[AVAILABLE DATA start]
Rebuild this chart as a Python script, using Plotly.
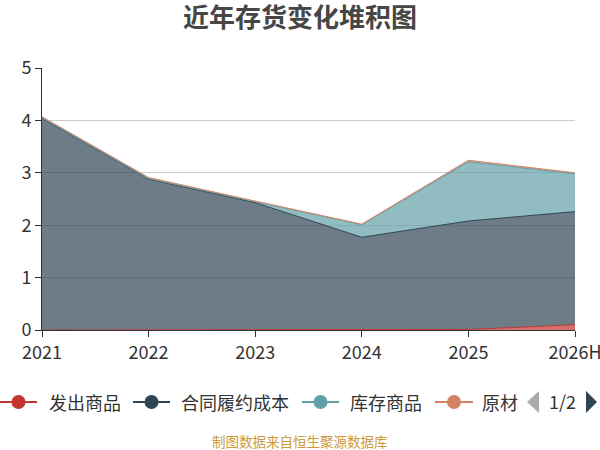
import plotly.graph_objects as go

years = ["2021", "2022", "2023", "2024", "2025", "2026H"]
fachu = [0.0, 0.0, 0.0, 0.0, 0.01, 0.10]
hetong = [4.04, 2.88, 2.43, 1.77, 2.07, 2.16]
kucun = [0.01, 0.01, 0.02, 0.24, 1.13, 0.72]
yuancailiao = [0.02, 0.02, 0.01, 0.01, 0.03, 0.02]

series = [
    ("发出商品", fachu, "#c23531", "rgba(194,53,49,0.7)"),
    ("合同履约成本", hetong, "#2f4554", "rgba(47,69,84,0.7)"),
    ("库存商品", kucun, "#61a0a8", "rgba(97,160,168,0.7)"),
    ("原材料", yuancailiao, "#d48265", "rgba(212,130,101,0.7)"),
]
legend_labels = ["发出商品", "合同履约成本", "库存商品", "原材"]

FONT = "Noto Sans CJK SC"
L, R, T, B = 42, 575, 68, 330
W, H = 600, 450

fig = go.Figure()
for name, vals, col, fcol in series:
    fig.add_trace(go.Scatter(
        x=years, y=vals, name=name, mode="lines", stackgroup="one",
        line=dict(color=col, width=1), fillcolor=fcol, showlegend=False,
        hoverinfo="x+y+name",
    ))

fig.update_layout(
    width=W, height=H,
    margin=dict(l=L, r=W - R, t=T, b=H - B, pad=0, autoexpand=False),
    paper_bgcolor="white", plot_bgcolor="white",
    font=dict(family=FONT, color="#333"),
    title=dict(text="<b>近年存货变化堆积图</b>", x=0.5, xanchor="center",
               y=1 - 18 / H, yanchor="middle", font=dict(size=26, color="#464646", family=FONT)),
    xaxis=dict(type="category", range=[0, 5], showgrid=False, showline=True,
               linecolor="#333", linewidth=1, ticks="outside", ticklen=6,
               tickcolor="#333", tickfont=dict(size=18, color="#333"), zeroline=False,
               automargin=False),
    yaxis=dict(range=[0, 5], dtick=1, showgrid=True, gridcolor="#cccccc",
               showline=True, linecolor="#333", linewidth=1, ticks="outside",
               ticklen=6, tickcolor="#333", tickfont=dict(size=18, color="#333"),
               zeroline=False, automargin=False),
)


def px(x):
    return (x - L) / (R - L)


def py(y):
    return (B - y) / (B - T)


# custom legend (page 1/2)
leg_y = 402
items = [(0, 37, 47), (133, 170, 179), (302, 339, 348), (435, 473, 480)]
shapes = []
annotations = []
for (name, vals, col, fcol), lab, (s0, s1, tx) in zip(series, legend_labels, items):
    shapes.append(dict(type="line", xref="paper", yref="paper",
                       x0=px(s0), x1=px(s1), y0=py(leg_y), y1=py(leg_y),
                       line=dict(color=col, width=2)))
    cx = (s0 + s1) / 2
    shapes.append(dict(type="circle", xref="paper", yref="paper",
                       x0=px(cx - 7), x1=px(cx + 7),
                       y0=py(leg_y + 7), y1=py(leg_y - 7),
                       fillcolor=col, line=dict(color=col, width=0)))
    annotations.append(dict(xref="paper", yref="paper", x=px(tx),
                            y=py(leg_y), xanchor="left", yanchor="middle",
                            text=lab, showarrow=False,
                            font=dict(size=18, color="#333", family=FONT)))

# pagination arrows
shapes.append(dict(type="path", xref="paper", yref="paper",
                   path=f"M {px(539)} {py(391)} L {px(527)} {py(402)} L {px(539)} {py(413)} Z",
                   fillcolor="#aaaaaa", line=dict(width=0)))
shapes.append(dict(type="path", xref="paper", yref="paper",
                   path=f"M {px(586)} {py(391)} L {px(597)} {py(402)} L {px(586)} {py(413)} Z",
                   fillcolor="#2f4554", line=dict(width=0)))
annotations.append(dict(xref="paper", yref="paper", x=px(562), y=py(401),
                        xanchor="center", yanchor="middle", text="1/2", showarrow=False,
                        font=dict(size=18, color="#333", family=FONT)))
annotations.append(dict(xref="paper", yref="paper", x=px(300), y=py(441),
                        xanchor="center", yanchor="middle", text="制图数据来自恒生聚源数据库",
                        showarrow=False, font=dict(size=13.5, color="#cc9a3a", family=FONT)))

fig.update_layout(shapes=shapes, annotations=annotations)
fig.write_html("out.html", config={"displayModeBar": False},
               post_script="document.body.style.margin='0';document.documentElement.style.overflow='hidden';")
[AVAILABLE DATA end]
● EXERCISE REQUIREMENTS
Leave out the pictures and print every line of the data exactly.

● SOLUTION TO THE EXERCISE
Rebuild this chart as a Python script, using Plotly.
import plotly.graph_objects as go

years = ["2021", "2022", "2023", "2024", "2025", "2026H"]
fachu = [0.0, 0.0, 0.0, 0.0, 0.01, 0.10]
hetong = [4.04, 2.88, 2.43, 1.77, 2.07, 2.16]
kucun = [0.01, 0.01, 0.02, 0.24, 1.13, 0.72]
yuancailiao = [0.02, 0.02, 0.01, 0.01, 0.03, 0.02]

series = [
    ("发出商品", fachu, "#c23531", "rgba(194,53,49,0.7)"),
    ("合同履约成本", hetong, "#2f4554", "rgba(47,69,84,0.7)"),
    ("库存商品", kucun, "#61a0a8", "rgba(97,160,168,0.7)"),
    ("原材料", yuancailiao, "#d48265", "rgba(212,130,101,0.7)"),
]
legend_labels = ["发出商品", "合同履约成本", "库存商品", "原材"]

FONT = "Noto Sans CJK SC"
L, R, T, B = 42, 575, 68, 330
W, H = 600, 450

fig = go.Figure()
for name, vals, col, fcol in series:
    fig.add_trace(go.Scatter(
        x=years, y=vals, name=name, mode="lines", stackgroup="one",
        line=dict(color=col, width=1), fillcolor=fcol, showlegend=False,
        hoverinfo="x+y+name",
    ))

fig.update_layout(
    width=W, height=H,
    margin=dict(l=L, r=W - R, t=T, b=H - B, pad=0, autoexpand=False),
    paper_bgcolor="white", plot_bgcolor="white",
    font=dict(family=FONT, color="#333"),
    title=dict(text="<b>近年存货变化堆积图</b>", x=0.5, xanchor="center",
               y=1 - 18 / H, yanchor="middle", font=dict(size=26, color="#464646", family=FONT)),
    xaxis=dict(type="category", range=[0, 5], showgrid=False, showline=True,
               linecolor="#333", linewidth=1, ticks="outside", ticklen=6,
               tickcolor="#333", tickfont=dict(size=18, color="#333"), zeroline=False,
               automargin=False),
    yaxis=dict(range=[0, 5], dtick=1, showgrid=True, gridcolor="#cccccc",
               showline=True, linecolor="#333", linewidth=1, ticks="outside",
               ticklen=6, tickcolor="#333", tickfont=dict(size=18, color="#333"),
               zeroline=False, automargin=False),
)


def px(x):
    return (x - L) / (R - L)


def py(y):
    return (B - y) / (B - T)


# custom legend (page 1/2)
leg_y = 402
items = [(0, 37, 47), (133, 170, 179), (302, 339, 348), (435, 473, 480)]
shapes = []
annotations = []
for (name, vals, col, fcol), lab, (s0, s1, tx) in zip(series, legend_labels, items):
    shapes.append(dict(type="line", xref="paper", yref="paper",
                       x0=px(s0), x1=px(s1), y0=py(leg_y), y1=py(leg_y),
                       line=dict(color=col, width=2)))
    cx = (s0 + s1) / 2
    shapes.append(dict(type="circle", xref="paper", yref="paper",
                       x0=px(cx - 7), x1=px(cx + 7),
                       y0=py(leg_y + 7), y1=py(leg_y - 7),
                       fillcolor=col, line=dict(color=col, width=0)))
    annotations.append(dict(xref="paper", yref="paper", x=px(tx),
                            y=py(leg_y), xanchor="left", yanchor="middle",
                            text=lab, showarrow=False,
                            font=dict(size=18, color="#333", family=FONT)))

# pagination arrows
shapes.append(dict(type="path", xref="paper", yref="paper",
                   path=f"M {px(539)} {py(391)} L {px(527)} {py(402)} L {px(539)} {py(413)} Z",
                   fillcolor="#aaaaaa", line=dict(width=0)))
shapes.append(dict(type="path", xref="paper", yref="paper",
                   path=f"M {px(586)} {py(391)} L {px(597)} {py(402)} L {px(586)} {py(413)} Z",
                   fillcolor="#2f4554", line=dict(width=0)))
annotations.append(dict(xref="paper", yref="paper", x=px(562), y=py(401),
                        xanchor="center", yanchor="middle", text="1/2", showarrow=False,
                        font=dict(size=18, color="#333", family=FONT)))
annotations.append(dict(xref="paper", yref="paper", x=px(300), y=py(441),
                        xanchor="center", yanchor="middle", text="制图数据来自恒生聚源数据库",
                        showarrow=False, font=dict(size=13.5, color="#cc9a3a", family=FONT)))

fig.update_layout(shapes=shapes, annotations=annotations)
fig.write_html("out.html", config={"displayModeBar": False},
               post_script="document.body.style.margin='0';document.documentElement.style.overflow='hidden';")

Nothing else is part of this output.